Task requirements:
Without the pictures, print the lines running from the beginning of the material to the line containing "import matplotlib.pyplot as plt", both ends included.

[Some records]

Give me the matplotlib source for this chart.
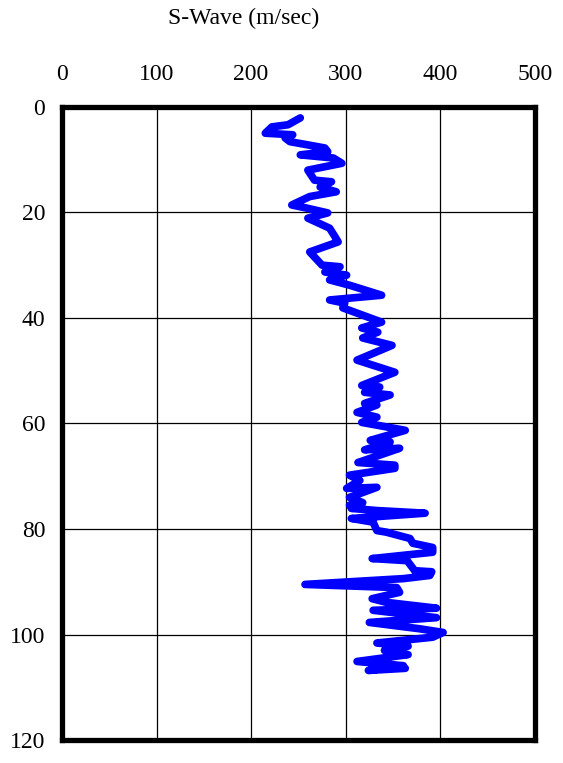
import matplotlib
matplotlib.use('Agg')
import matplotlib.pyplot as plt

# S-wave velocity profile (m/sec) vs depth (m)
velocity = [252, 239, 222, 215, 244, 236, 241, 278, 281, 252, 287, 296, 260,
            267, 285, 273, 290, 262, 243, 259, 281, 260, 283, 289, 292, 262,
            275, 294, 278, 301, 283, 304, 338, 283, 299, 297, 338, 317, 334,
            318, 349, 312, 352, 317, 336, 320, 347, 320, 333, 312, 333, 317,
            363, 326, 347, 320, 357, 336, 313, 352, 352, 304, 315, 301, 333,
            304, 318, 304, 317, 306, 333, 384, 306, 329, 333, 343, 368, 371,
            392, 392, 328, 365, 373, 391, 389, 361, 257, 354, 357, 328, 343,
            396, 329, 396, 325, 378, 403, 392, 333, 366, 341, 366, 312, 361,
            324, 363]
depth = [2.1, 3.4, 3.8, 5.0, 5.3, 5.9, 6.6, 7.8, 8.5, 9.1, 9.7, 10.7, 12.0,
         13.9, 14.2, 15.2, 16.1, 17.0, 18.6, 19.2, 20.1, 21.1, 23.0, 24.7, 25.6, 27.5,
         30.0, 30.3, 31.3, 31.9, 32.8, 33.8, 35.7, 36.6, 37.2, 38.1, 40.8, 41.9, 42.7,
         43.8, 45.2, 48.0, 50.3, 52.8, 53.1, 54.1, 54.6, 56.2, 56.5, 57.9, 58.8, 59.8,
         61.3, 63.2, 63.5, 65.0, 64.7, 66.0, 67.4, 67.9, 68.5, 69.8, 70.8, 72.3, 72.1,
         74.0, 75.0, 75.5, 75.8, 76.1, 76.5, 77.0, 78.0, 78.7, 80.3, 80.6, 81.8, 82.7,
         83.5, 84.4, 85.6, 86.0, 87.9, 88.1, 88.8, 89.4, 90.5, 91.1, 92.0, 93.2, 93.9,
         95.0, 95.4, 96.8, 97.7, 98.9, 99.6, 100.5, 101.6, 102.2, 103.0, 103.8, 105.1, 105.9,
         106.8, 106.4]

x_ticks = [0, 100, 200, 300, 400, 500]
y_ticks = [0, 20, 40, 60, 80, 100, 120]

plt.rcParams['font.family'] = ['Liberation Serif', 'DejaVu Serif']

fig = plt.figure(figsize=(5.63, 7.63), dpi=100)
ax = fig.add_axes([0.110, 0.030, 0.840, 0.830])

ax.plot(velocity, depth, color='#0000ff', linewidth=5.5,
        solid_joinstyle='round', solid_capstyle='round', zorder=3)

ax.set_xlim(0, 500)
ax.set_ylim(120, 0)
ax.set_xticks(x_ticks)
ax.set_yticks(y_ticks)
ax.xaxis.tick_top()
ax.tick_params(axis='both', length=0, labelsize=17)
ax.tick_params(axis='x', pad=16)
ax.tick_params(axis='y', pad=12)
ax.grid(True, color='black', linewidth=0.9)

for s in ax.spines.values():
    s.set_linewidth(3.8)
    s.set_color('black')

fig.text(0.433, 0.976, 'S-Wave (m/sec)', ha='center', va='center', fontsize=17)

fig.savefig('out.png', dpi=100)
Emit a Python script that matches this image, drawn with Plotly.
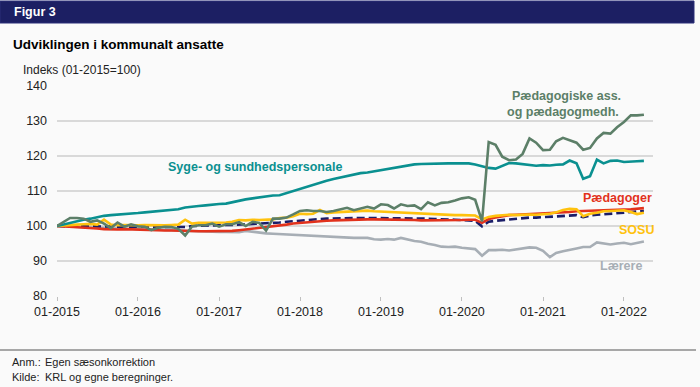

Solution below:
Give me the matplotlib source for this chart.
import matplotlib
matplotlib.use('Agg')
import matplotlib.pyplot as plt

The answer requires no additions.